Kekerasan Yang Terjadi di Papua Disorot Internasional

Freddy Numberi/Istimewa

Oleh: Ambassador Freddy Number Founder Numberi Center

Beberapa waktu lalu Komisionir Tinggi HAM PBB Michelle Bachelet, dalam pernyataan resmi pada hari rabu tanggal 4 September 2019 menegaskan dirinya terganggu dengan meningkatnya kekerasan terhadap rakyat Papua dan Papua Barat dalam dua pekan terakhir.

Selanjutnya Kantor Komisi Tinggi PBB untuk HAM (OHCHR) terus mengamati dan memantau situasi keamanan di Papua sejak 2018.

Pada bulan April tahun 2021, Amerika Serikat (AS) merilis berita setebal 38 (tiga puluh delapan) halaman tentang Pelanggaran HAM di Indonesia termasuk di Papua selama tahun 2020.

Dalam 2020 Country Reports on Human Rights Practices: Indonesia, secara gambling menggambarkan pelanggaran-pelanggaran HAM di Indonesia sejak Januari sampai dengan Desember 2020.

Gedung Putih (AS) menyoroti masalah Pembunuhan Diluar Hukum; Penyiksaan dan Perlakuan Hukum yang Kejam; Penangkapan Sewenang-wenang; Ancaman Terhadap Kebebasan Berekspresi dan lain-lain. 

Ada 3 (tiga) Rapporteur dari UNHCR yang ingin mengklarifikasi sesuai tanggung jawab masing-masing, yaitu:

(1) Mr. Morris Tidball-Binz, Special Rapporteur on extra judicial, summary or arbitrary executions;

(2) Mr. Jose Fransisco Cali Tazy, Special Rapporteur on the rights of indigenous peoples;

(3) Mrs. Cecilia Jimenez-Damary, Special Rapporteur on the humanrights of internally displaced persons.

UNHCR memiliki laporan rinci tentang pelanggaran HAM di Papua, apalagi setelah dikompilasi dengan laporan Gedung Putih April 2021 yang baru lalu.

Pacific Island Forum (PIF) yang dilaksanakan pada 13-16 Agustus 2019 di Funafuti, Tuvalu dimana hadir juga anggota negara-negara Forum Dialog Partner (FDP), diantaranya Inggris, AS dan lain-lain. Hasil keputusan komunike bersama saat itu pada butir 37:

Leaders welcomed the invitation by Indonesia for mission to West Papua (Papua) by the UN High Commissioner for Human Rights, and strongly encouraged both sides to finalise the timing of the visit and evidence-based, informed report on the situation be provided before the next Pasific Island Forum Leaders meeting in 2020.

Ini tidak pernah ditanggapi dengan serius oleh Pemerintah Indonesia.

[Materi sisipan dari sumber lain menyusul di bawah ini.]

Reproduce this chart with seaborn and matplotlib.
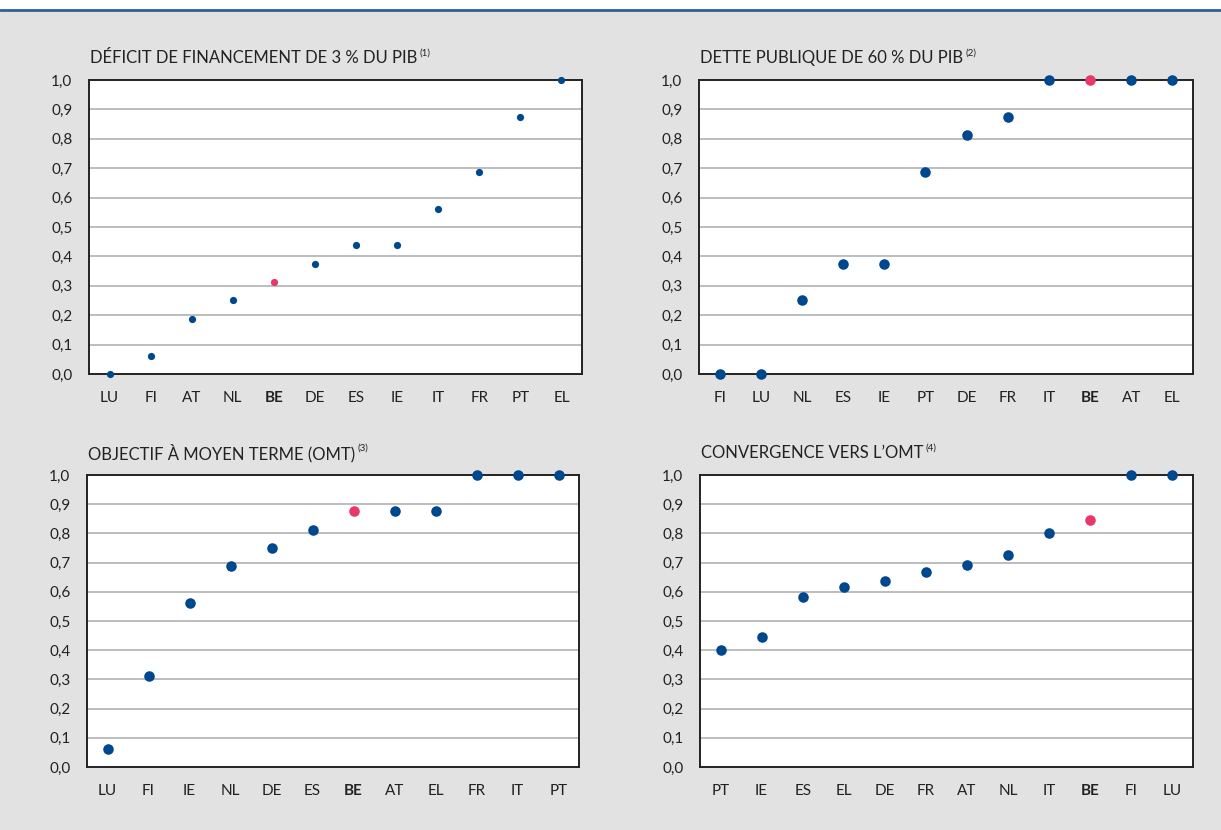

Harapan kita sebagai bangsa Indonesia, agar pemerintah bukan hanya dengan jujur dan serius menjawab sesuai harapan para Rapporteurs tersebut, namun yang lebih penting dan utama adalah upaya komprehensif Pemerintah Indonesia sebagai salah satu negara anggota PBB untuk memutuskan mata rantai kekerasan di Nusantara, lebih khusus lagi di Tanah Papua. Dibutuhkan suatu Road Map yang jelas untuk memutus mata rantai kekerasan tersebut, jangan sampai kita kehilangan Papua seperti Timor Timur karena Intervensi Kemanusiaan oleh PBB (UN Human Intervention).